Heute, gut vier Jahre später, steht das „Dorf“ immer noch. Zumindest zwei Hütten, aus Lehm, Stroh und Holz errichtet, sind zu sehen. Von der weiteren „Infrastruktur“ des Dorfs – Gärten, Friedhof und Ställe – kann man lediglich niedergetretene Umrandungen erkennen.
Das „Dorf“, das tief im Wald liegt und aus einer längst vergangenen Zeit zu stammen scheint, wurde erst vor vier Jahren erbaut. Der Ort war mit Bedacht ausgewählt worden, denn seine Existenz sollte geheim bleiben.
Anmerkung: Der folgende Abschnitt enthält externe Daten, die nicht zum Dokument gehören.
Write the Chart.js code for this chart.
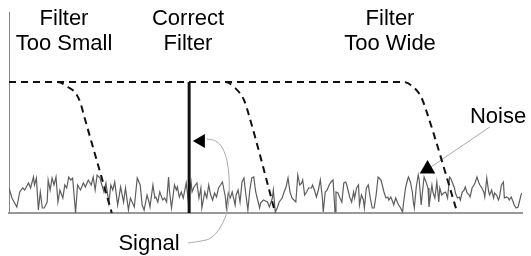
<!DOCTYPE html>
<html lang="en">
<head>
    <meta charset="UTF-8">
    <title>Filter bandwidth vs. noise</title>
    <script src="https://cdn.jsdelivr.net/npm/chart.js"></script>
    <style>
        body { margin: 0; background: #fff; }
        #chart { display: block; }
    </style>
</head>
<body>
    <canvas id="chart" width="531" height="256"></canvas>

    <script>
        // noise floor (frequency, amplitude) read off the picture
        const noiseFreq = [0,3,8,11,14,16,20,22,25,26,28,30,32,34,36,39,40,42,44,46,48,50,52,55,57,59,61,63,65,68,70,73,76,78,
            81,84,86,88,90,93,94,97,99,102,104,106,108,111,114,117,119,122,124,128,131,134,136,138,141,143,144,147,149,150,152,154,157,159,161,163,164,166,
            169,171,172,174,176,178,181,183,186,187,189,192,194,196,197,200,202,204,206,208,210,212,214,216,218,221,222,224,226,228,231,232,234,236,238,240,242,244,246,248,250,252,254,256,
            257,260,262,264,266,269,270,272,274,276,279,281,283,285,287,289,291,293,295,297,299,300,302,304,306,309,310,312,314,316,318,320,321,323,325,327,329,331,333,334,336,338,340,342,344,
            345,348,350,352,353,355,357,358,360,362,363,365,367,369,371,373,375,377,378,380,382,383,385,387,388,390,392,393,395,397,398,400,402,403,405,407,408,410,412,413,414,416,418,419,421,422,424,426,428,429,431,432,
            433,435,437,439,440,442,444,446,448,450,451,453,455,456,458,460,461,463,465,466,468,470,471,473,475,476,478,480,481,483,485,486,488,490,491,493,495,496,498,500,501,503,505,506,508,510,511,513,515,516,518,520,521,523,524];
        const noiseAmp = [25,15,6,21,25,23,30,25,36,28,35,3,21,5,5,11,33,23,35,28,36,11,23,15,28,25,36,33,35,0,28,23,30,26,
            33,28,36,23,38,35,31,21,30,10,28,23,31,8,26,11,25,3,15,6,35,28,8,3,18,11,6,28,15,16,11,21,13,15,11,36,21,5,
            28,23,26,16,21,15,30,13,31,21,26,30,15,25,5,21,15,28,18,13,20,16,25,28,31,16,5,20,15,21,8,18,23,11,31,35,18,3,23,35,36,21,13,5,
            10,13,12,11,6,15,23,1,5,11,15,21,26,35,21,15,13,11,38,28,30,33,18,21,25,25,28,23,16,23,33,16,1,21,23,28,31,33,1,21,20,15,11,30,31,
            28,16,11,21,15,25,28,8,18,13,5,25,28,15,5,5,18,36,35,33,25,21,15,16,13,16,11,8,15,10,8,5,1,10,25,33,36,31,21,11,5,26,38,33,8,18,36,31,25,6,21,28,
            21,15,31,11,25,18,20,21,15,36,35,30,25,20,15,16,13,21,23,26,20,18,16,25,28,30,36,30,28,25,21,16,35,21,18,23,15,20,18,13,16,28,31,15,16,15,13,16,11,8,5,6,10,18,20];

        // filter responses: passband level 131, then roll-off
        const smallFreq = [0, 50, 60, 68, 73, 77, 105];
        const smallAmp = [131, 131, 126, 120, 110, 96, 0];
        const correctFreq = [0, 221, 231, 240, 245, 272];
        const correctAmp = [131, 131, 125, 113, 98, 0];
        const wideFreq = [0, 403, 413, 421, 426, 458];
        const wideAmp = [131, 131, 126, 116, 103, 0];

        // the signal spike
        const signalFreq = [184, 184];
        const signalAmp = [0, 131];

        // pointer curves for the labels
        const signalArrowFreq = [183, 196, 206, 216, 223, 225, 223, 218, 211, 202];
        const signalArrowAmp = [-30, -28, -25, -14, 3, 26, 50, 65, 72, 74];
        const signalHead = { x: 196, y: 72 };
        const noiseArrowFreq = [491, 431];
        const noiseArrowAmp = [86, 46];
        const noiseHead = { x: 427.5, y: 44 };

        const pts = (xs, ys) => xs.map((x, i) => ({ x: x, y: ys[i] }));

        const dashed = {
            borderColor: '#111',
            borderWidth: 2,
            borderDash: [7, 5],
            pointRadius: 0,
            fill: false,
            cubicInterpolationMode: 'monotone'
        };

        const labelPlugin = {
            id: 'labels',
            afterDraw(chart) {
                const ctx = chart.ctx;
                ctx.save();
                ctx.fillStyle = '#000';
                ctx.font = '22px Arial, "Liberation Sans", sans-serif';
                ctx.textAlign = 'center';
                ctx.textBaseline = 'alphabetic';
                ctx.fillText('Filter', 64, 25);
                ctx.fillText('Too Small', 64, 50);
                ctx.fillText('Correct', 188, 25);
                ctx.fillText('Filter', 188, 50);
                ctx.fillText('Filter', 390, 25);
                ctx.fillText('Too Wide', 390, 50);
                ctx.fillText('Noise', 498, 123);
                ctx.fillText('Signal', 149, 250);
                ctx.restore();
            }
        };

        new Chart(document.getElementById('chart'), {
            type: 'line',
            data: {
                datasets: [
                    {
                        type: 'scatter',
                        data: [signalHead],
                        pointStyle: 'triangle',
                        rotation: 270,
                        pointRadius: 8,
                        pointBorderWidth: 0,
                        backgroundColor: '#000',
                        clip: false
                    },
                    {
                        type: 'scatter',
                        data: [noiseHead],
                        pointStyle: 'triangle',
                        pointRadius: 9,
                        pointBorderWidth: 0,
                        backgroundColor: '#000',
                        clip: false
                    },
                    {
                        data: pts(signalFreq, signalAmp),
                        borderColor: '#111',
                        borderWidth: 3,
                        pointRadius: 0
                    },
                    Object.assign({ data: pts(smallFreq, smallAmp) }, dashed),
                    Object.assign({ data: pts(correctFreq, correctAmp) }, dashed),
                    Object.assign({ data: pts(wideFreq, wideAmp) }, dashed),
                    {
                        data: pts(signalArrowFreq, signalArrowAmp),
                        borderColor: '#aaa',
                        borderWidth: 1,
                        pointRadius: 0,
                        tension: 0.4,
                        clip: false
                    },
                    {
                        data: pts(noiseArrowFreq, noiseArrowAmp),
                        borderColor: '#aaa',
                        borderWidth: 1,
                        pointRadius: 0
                    },
                    {
                        data: pts(noiseFreq, noiseAmp),
                        borderColor: '#5e5e5e',
                        borderWidth: 1.2,
                        pointRadius: 0
                    }
                ]
            },
            options: {
                responsive: false,
                animation: false,
                layout: { padding: { left: 7, top: 12, right: 0, bottom: 43 } },
                plugins: { legend: { display: false }, tooltip: { enabled: false } },
                scales: {
                    x: {
                        type: 'linear',
                        min: 0,
                        max: 524,
                        ticks: { display: false },
                        grid: { display: false, drawTicks: false },
                        border: { display: true, color: '#999', width: 2 }
                    },
                    y: {
                        min: 0,
                        max: 201,
                        ticks: { display: false },
                        grid: { display: false, drawTicks: false },
                        border: { display: true, color: '#888', width: 1 }
                    }
                }
            },
            plugins: [labelPlugin]
        });
    </script>
</body>
</html>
Es war bewacht, fotografieren war verboten. Das Dorf diente als Filmkulisse für „Die Päpstin“ – und die Crew wollte auf keinen Fall bei ihrer Arbeit gestört werden.
Das Team wurde während der Dreharbeiten im Alten Sägewerk in Schmidtheim betreut – darunter auch Komparsen, die in einem Casting in Schmidtheim gesucht worden waren. 250 Interessenten hatten sich damals im Bürgerhaus zum Casting für diese „Mini-Rollen“ eingefunden.
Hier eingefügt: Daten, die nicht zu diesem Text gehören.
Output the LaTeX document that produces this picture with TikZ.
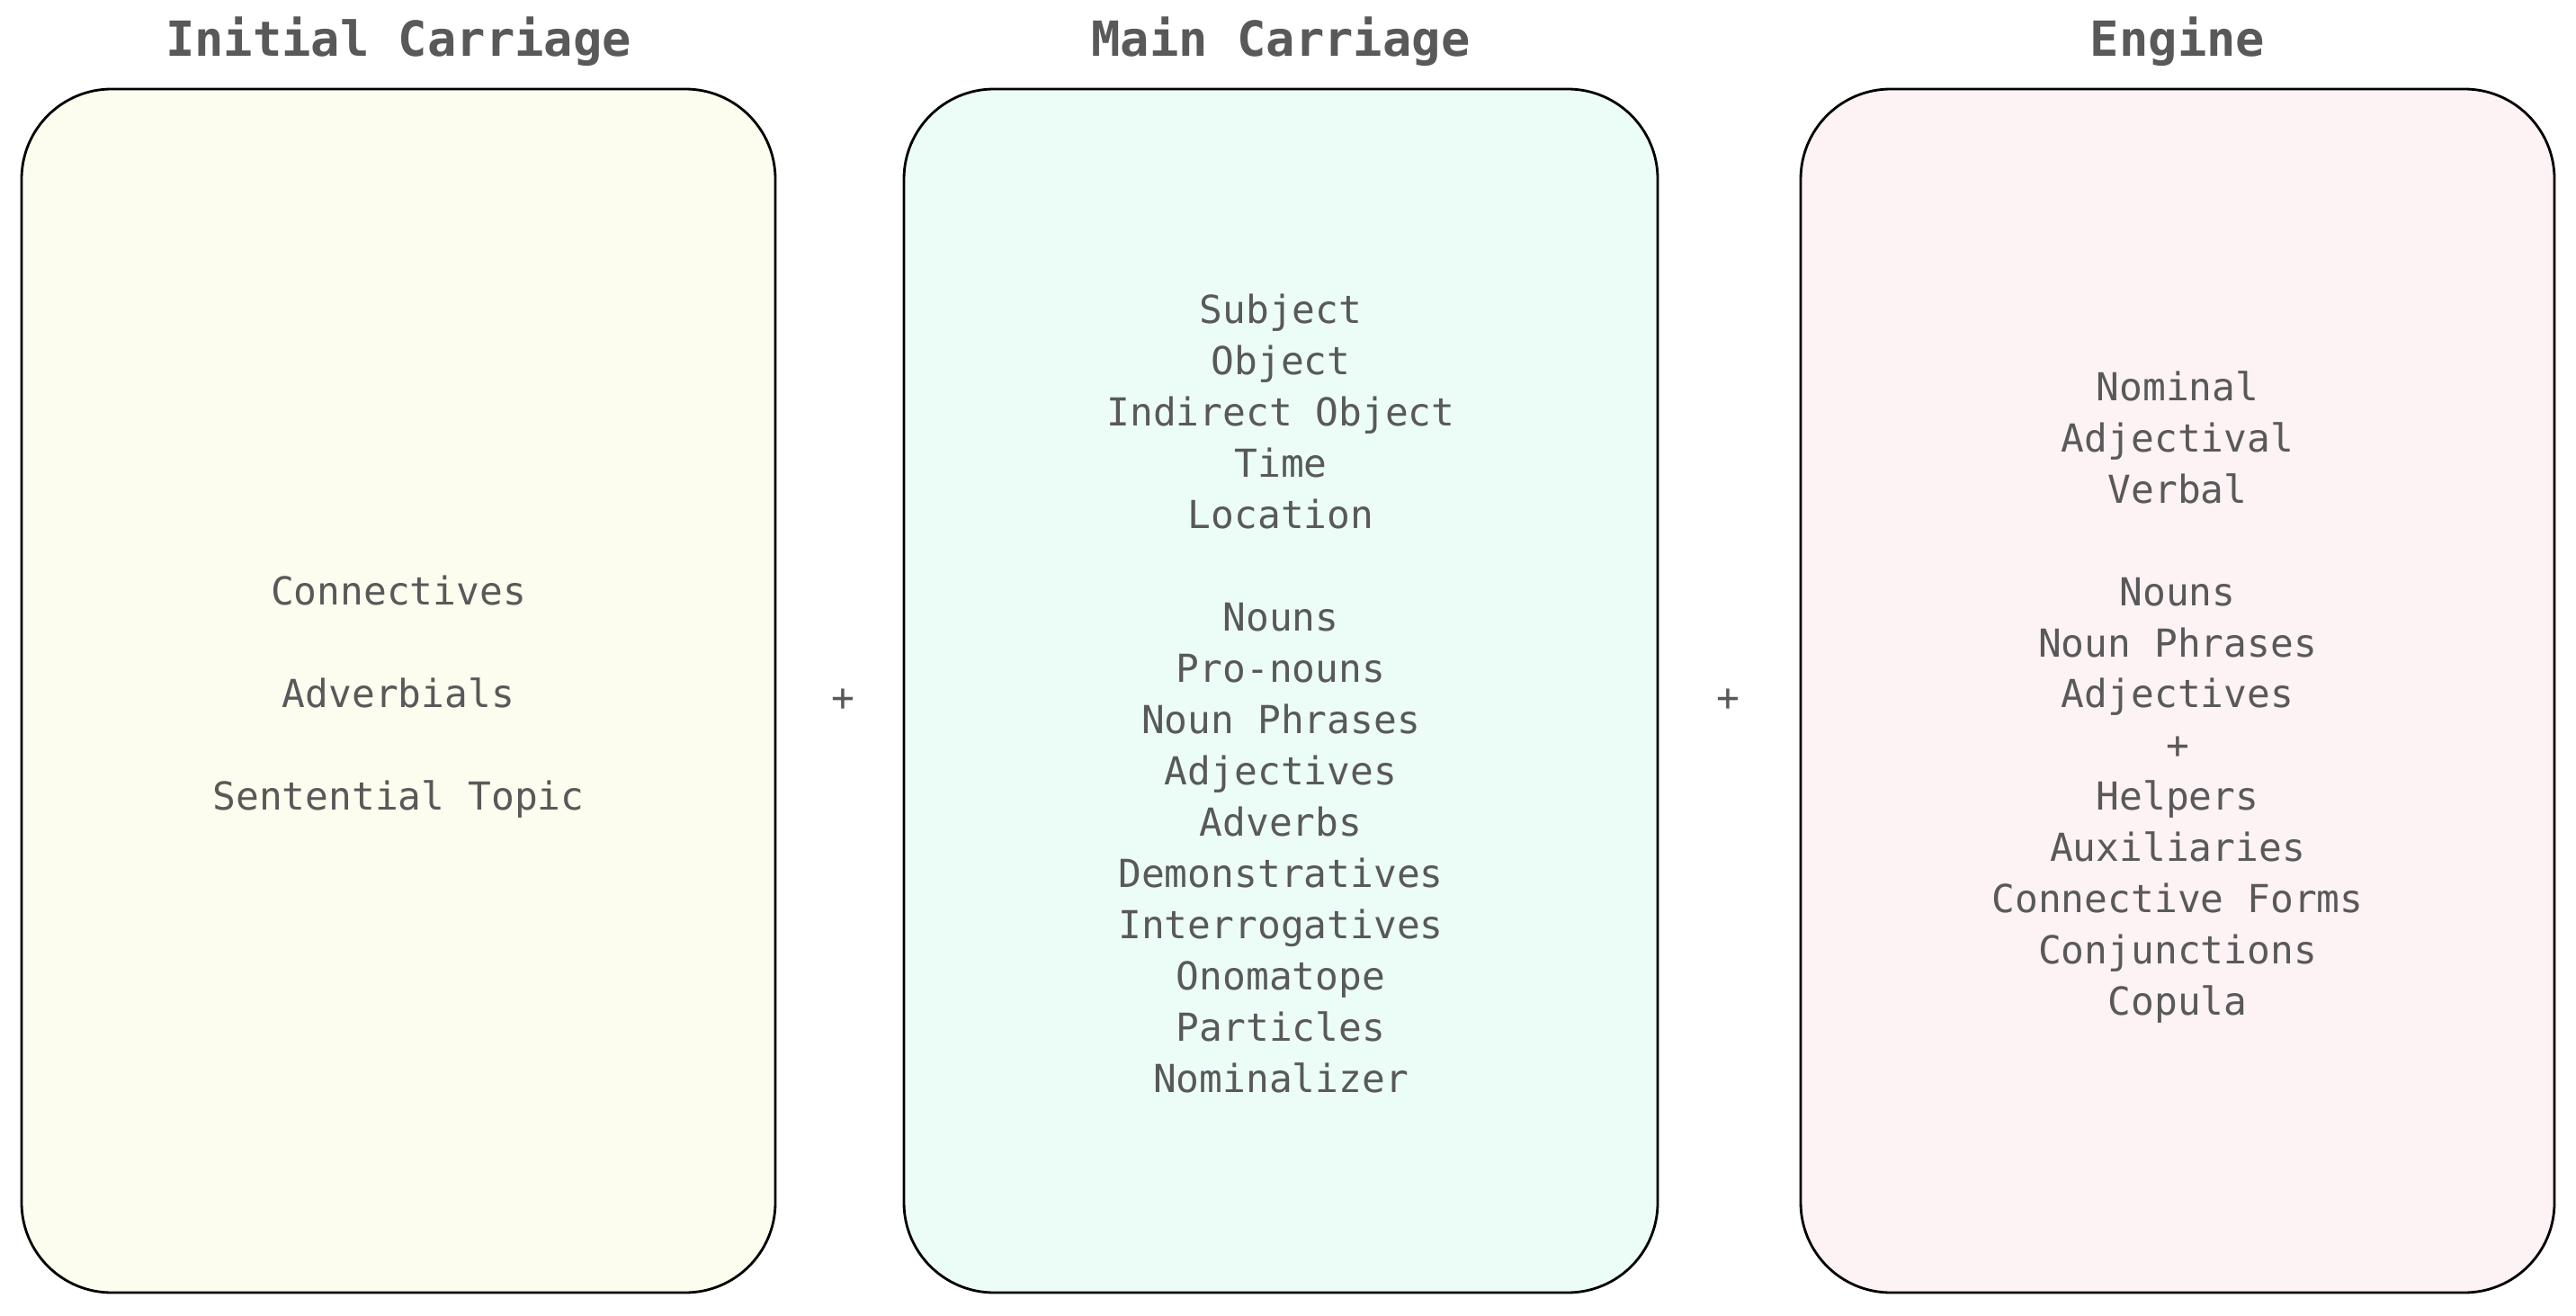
\documentclass[tikz,border=0pt]{standalone}
\usepackage{fontspec}
\setmonofont{DejaVu Sans Mono}
\definecolor{txt}{HTML}{595959}
\definecolor{fillA}{HTML}{FCFDEF}
\definecolor{fillB}{HTML}{ECFDF7}
\definecolor{fillC}{HTML}{FDF2F4}
\begin{document}
\begin{tikzpicture}[x=0.1mm,y=-0.1mm,
  car/.style={draw=black, line width=0.8pt, rounded corners=10mm, minimum width=83.8mm, minimum height=133.8mm, inner sep=0pt},
  title/.style={text=txt, font=\ttfamily\bfseries\fontsize{15.3}{18}\selectfont},
  body/.style={text=txt, align=center, font=\ttfamily\fontsize{12.2}{16.2}\selectfont},
  plus/.style={text=txt, font=\ttfamily\fontsize{12.2}{16.2}\selectfont}]
\useasboundingbox (0,0) rectangle (2864,1463);
\node[car, fill=fillA] (boxA) at (443,768) {};
\node[car, fill=fillB] (boxB) at (1424,768) {};
\node[car, fill=fillC] (boxC) at (2421,768) {};
\node[title] (tA) at (443,46) {Initial Carriage};
\node[title] (tB) at (1424,46) {Main Carriage};
\node[title] (tC) at (2421,46) {Engine};
\node[body] (bA) at (443,775) {Connectives\\[16.2pt]Adverbials\\[16.2pt]Sentential Topic};
\node[body] (bB) at (1424,771) {Subject\\Object\\Indirect Object\\Time\\Location\\[16.2pt]Nouns\\Pro-nouns\\Noun Phrases\\Adjectives\\Adverbs\\Demonstratives\\Interrogatives\\Onomatope\\Particles\\Nominalizer};
\node[body] (bC) at (2421,775) {Nominal\\Adjectival\\Verbal\\[16.2pt]Nouns\\Noun Phrases\\Adjectives\\+\\Helpers\\Auxiliaries\\Connective Forms\\Conjunctions\\Copula};
\node[plus] (p1) at (937,778) {+};
\node[plus] (p2) at (1921,778) {+};
\end{tikzpicture}
\end{document}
Abgeschottet von neugierigen Blicken – schon an der B51 wurden Neugierige von Sicherheitskräften abgefangen – wurde im September 2008 in der Eifel der Geburtsort der späteren „Päpstin Johanna“ in Szene gesetzt. Gedreht wurden dort Passagen der Kindheit der Frau, die der Sage nach später Päpstin in Rom wurde. Dieser Film basiert auf dem gleichnamigen Historien-Roman von Donna W. Cross. Demnach wurde Johanna 814, kurz nach dem Tod Karls des Großen, in Ingelheim am Rhein geboren. In „Die Päpstin“ wird sie als Tochter des Dorfpriesters dargestellt, der nicht glücklich über weiblichen Nachwuchs war und mit harter Hand über seine Frau, die heimlich zu Wotan betete, und seine Kinder herrschte. Es war eine Zeit, in der die Frau dem Mann untertan zu sein hatte, eine Zeit, die von Armut geprägt war.
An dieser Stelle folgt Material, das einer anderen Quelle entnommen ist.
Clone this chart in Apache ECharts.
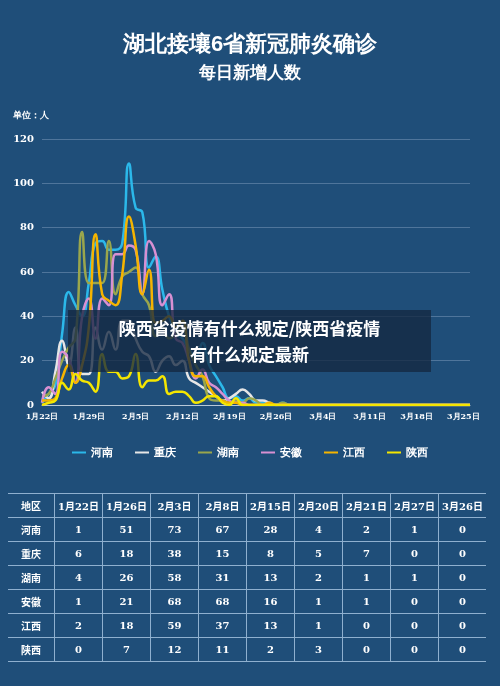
<!DOCTYPE html><html><head><meta charset="utf-8">
<script src="https://cdn.jsdelivr.net/npm/echarts@6/dist/echarts.min.js"></script>
<style>
body{margin:0;background:#1f4e79;font-family:"Noto Sans CJK SC",sans-serif;}
#c{width:500px;height:686px;position:absolute;left:0;top:0;}
table{position:absolute;left:8px;top:493px;border-collapse:collapse;color:#fff;font-size:10px;font-weight:bold;font-family:"DejaVu Serif","Noto Sans CJK SC",serif;}
td{border:1px solid #8fb0cf;height:23px;text-align:center;padding:0;width:47px;}
td:first-child{width:46px;border-left:none;} td:last-child{border-right:none;}
#ov{position:absolute;left:68px;top:310px;width:363px;height:62px;background:rgba(20,40,65,0.78);color:#fff;font-weight:bold;font-size:17px;text-align:center;line-height:26px;padding-top:5px;box-sizing:border-box;}
</style></head><body>
<div id="c"></div>
<table id="t"></table>
<div id="ov">陕西省疫情有什么规定/陕西省疫情<br>有什么规定最新</div>
<script>
const names=['河南','重庆','湖南','安徽','江西','陕西'];
const colors=['#2bb8ea','#e6e6e6','#9aa64c','#d890d2','#f5b400','#f5e600'];
const henan=[1,5,9,32,51,45,40,55,73,74,70,70,73,109,89,87,62,67,52,40,33,30,25,22,28,18,13,8,3,4,2,3,1,1,0,0,1];
const chongqing=[6,3,15,29,18,35,14,14,35,25,33,25,38,38,30,24,22,15,20,22,18,20,12,10,8,6,4,2,3,5,7,5,2,2,1,0,0];
const hunan=[4,5,12,20,26,30,78,55,55,55,74,50,58,60,62,50,45,31,35,30,32,35,25,18,13,3,2,2,1,2,1,3,2,0,0,0,1];
const anhui=[1,8,5,24,21,10,40,48,30,48,45,68,68,72,70,50,74,68,45,50,30,28,20,12,16,10,8,5,2,1,1,0,0,0,0,0,0];
const jiangxi=[2,2,3,12,18,10,18,35,77,50,47,45,59,85,72,50,61,37,38,40,35,38,20,13,13,8,4,2,1,1,0,0,0,0,1,0,0];
const shaanxi=[0,1,2,10,7,14,11,10,6,23,15,15,12,13,23,8,11,11,13,5,6,6,4,1,2,4,4,1,0,3,0,0,0,0,0,0,0];
const tableHead=['地区','1月22日','1月26日','2月3日','2月8日','2月15日','2月20日','2月21日','2月27日','3月26日'];
const tableRows=[[1,51,73,67,28,4,2,1,0],[6,18,38,15,8,5,7,0,0],[4,26,58,31,13,2,1,1,0],[1,21,68,68,16,1,1,0,0],[2,18,59,37,13,1,0,0,0],[0,7,12,11,2,3,0,0,0]];
const days=[];const d0=new Date(2020,0,22);
for(let i=0;i<65;i++){const d=new Date(d0.getTime()+i*864e5);days.push((d.getMonth()+1)+'月'+d.getDate()+'日');}
const all=[henan,chongqing,hunan,anhui,jiangxi,shaanxi].map(a=>{const r=a.slice();while(r.length<65)r.push(0);return r;});
let h='<tr>'+tableHead.map(x=>'<td>'+x+'</td>').join('')+'</tr>';
tableRows.forEach((r,i)=>{h+='<tr><td>'+names[i]+'</td>'+r.map(x=>'<td>'+x+'</td>').join('')+'</tr>';});
document.getElementById('t').innerHTML=h;
const ch=echarts.init(document.getElementById('c'));
ch.setOption({
 backgroundColor:'#1f4e79',
 title:[{text:'湖北接壤6省新冠肺炎确诊',left:'center',top:29,textStyle:{color:'#fff',fontSize:22,fontWeight:'bold'}},
 {text:'每日新增人数',left:'center',top:60,textStyle:{color:'#fff',fontSize:17,fontWeight:'bold'}},
 {text:'单位：人',left:8,top:106,textStyle:{color:'#fff',fontSize:9,fontWeight:'bold'}}],
 legend:{top:442,left:'center',itemGap:22,itemWidth:14,itemHeight:2,icon:'rect',textStyle:{color:'#fff',fontSize:11,fontWeight:'bold'},data:names},
 grid:{left:42,right:30,top:139,bottom:281},
 xAxis:{type:'category',data:days,boundaryGap:false,axisLine:{lineStyle:{color:'#b8c8d8'}},axisTick:{show:false},
  axisLabel:{interval:6,color:'#fff',fontSize:8,fontWeight:'bold',fontFamily:'DejaVu Serif'}},
 yAxis:{type:'value',min:0,max:120,interval:20,axisLine:{show:false},axisTick:{show:false},
  axisLabel:{color:'#fff',fontSize:10,fontWeight:'bold',fontFamily:'DejaVu Serif'},splitLine:{lineStyle:{color:'#4f759b'}}},
 series:names.map((n,i)=>({name:n,type:'line',smooth:true,showSymbol:false,data:all[i],color:colors[i],lineStyle:{width:2.5}}))
});
</script></body></html>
Im „Dorf“ im Schmidtheimer Wald drehte die Filmcrew um Regisseur Sönke Wortmann die Szenen um das Mädchen Johanna. Bevor Schauspielerin Johanna Wokalek in die Rolle der erwachsenen Johanna und der „Päpstin“ schlüpfte, stellte Tigerlily Hutchinson das Mädchen dar, das unter seinem strengen Vater zu leiden hatte. Lotte Flack spielte Johanna im Alter von zehn bis 14 Jahren.
Die in Schmidtheim gedrehten Szenen erzählen auch von der Wissbegier des Mädchens mit den langen, blonden Haaren. Im Wald steht heute auch noch die Hütte, in die sich „Johanna“ und ihr Bruder zurückzogen und in der er ihr heimlich Lesen und Schreiben beibrachte. Auch der Besuch des Lehrers Aesculapius spielte dort. Die in der Eifel gedrehten Szenen enden in dem Moment, als Johanna genug hat von den Demütigungen ihres Vaters und das Dorf verlässt. Das Winken ihrer Mutter ist als letzte Einstellung zu sehen.
Wanderweg in der Nähe
Im Schmidheimer Wald wurde der „armseligste“ Drehort des gesamten Films aufgebaut: Halb verhungerte und zerlumpte Menschen mussten täglich ums Überleben kämpfen. Die Dreharbeiten begannen Anfang August 2008 auf der Burg Querfurt in Sachsen-Anhalt. Drehorte waren neben Schmidtheim der Kreuzgang der Landesschule Pforta und die Kirche St. Cyriakus in Gernrode. Die Szenen, die in Rom spielen, entstanden im marokkanischen Ouarzazate.
Noch bevor der Film im Oktober 2009 in die Kinos kam, war Regisseur Sönke Wortmann wieder im Kreis Euskirchen zu Gast. In Euskirchen erhielt er den mit 30
000 Euro dotierten Großen Kulturpreis der Sparkassen-Kulturstiftung.
Inzwischen ist der Film mehrfach im Fernsehen gezeigt worden – und zwei Hütten tief im Wald zwischen Dahlem und Schmidtheim stehen noch. In etwa 300 Metern Entfernung verläuft ein Wanderweg des Eifelvereins. Von diesem aus kann man die Spitzen der Hütten so grade erkennen. Doch das hoch gewachsene Gras, das nicht niedergetreten ist, zeugt davon, dass dieses verlassene Dorf keinen Besuch erhält.